Roast 15 minutes. Reduce the oven temperature to 400 degrees F. Tilt the roasting pan, and spoon off excess fat. Scatter the carrot, celery, onion, and garlic around the roast. Roast another 15 minutes.  

Add the reserved prunes and soaking liquid, and roast another 10 minutes. Pour the stock into the pan and continue cooking, basting the roast occasionally with the pan juices, until a meat thermometer inserted into the thickest part of the roast registers 155 degrees F, 30 to 40 minutes.  

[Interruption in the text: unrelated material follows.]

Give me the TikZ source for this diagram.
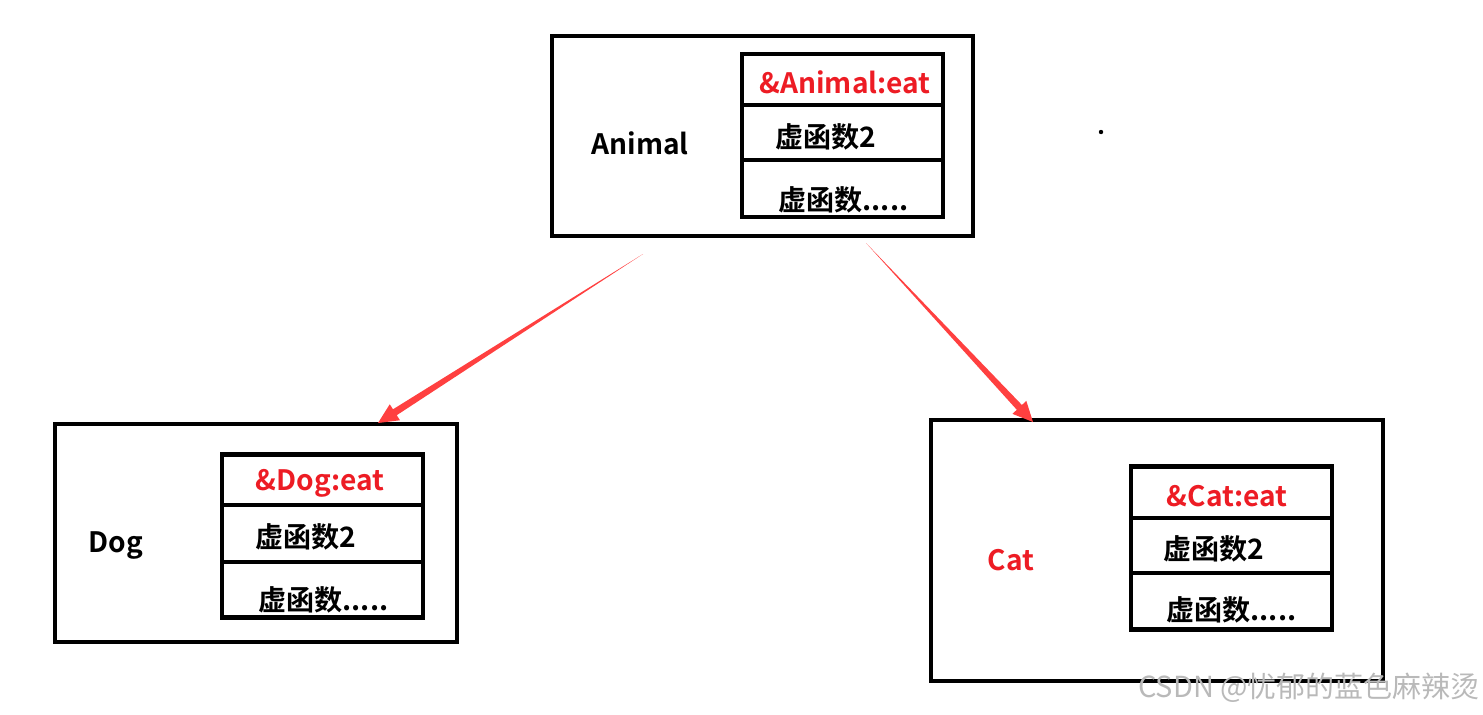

Remove the roast to a platter. Strain the liquid through a sieve, pressing on the vegetables to extract as much liquid as possible and to force some of the vegetables through the sieve. Skim all fat from the surface of the sauce. The sauce should be thick enough to coat a spoon lightly. If not, transfer the sauce to a small saucepan, bring to a simmer, and simmer until it is thick enough to coat a spoon lightly. Season the sauce with salt and pepper, if needed. Cut the meat into ¼- inch slices, and serve with the sauce.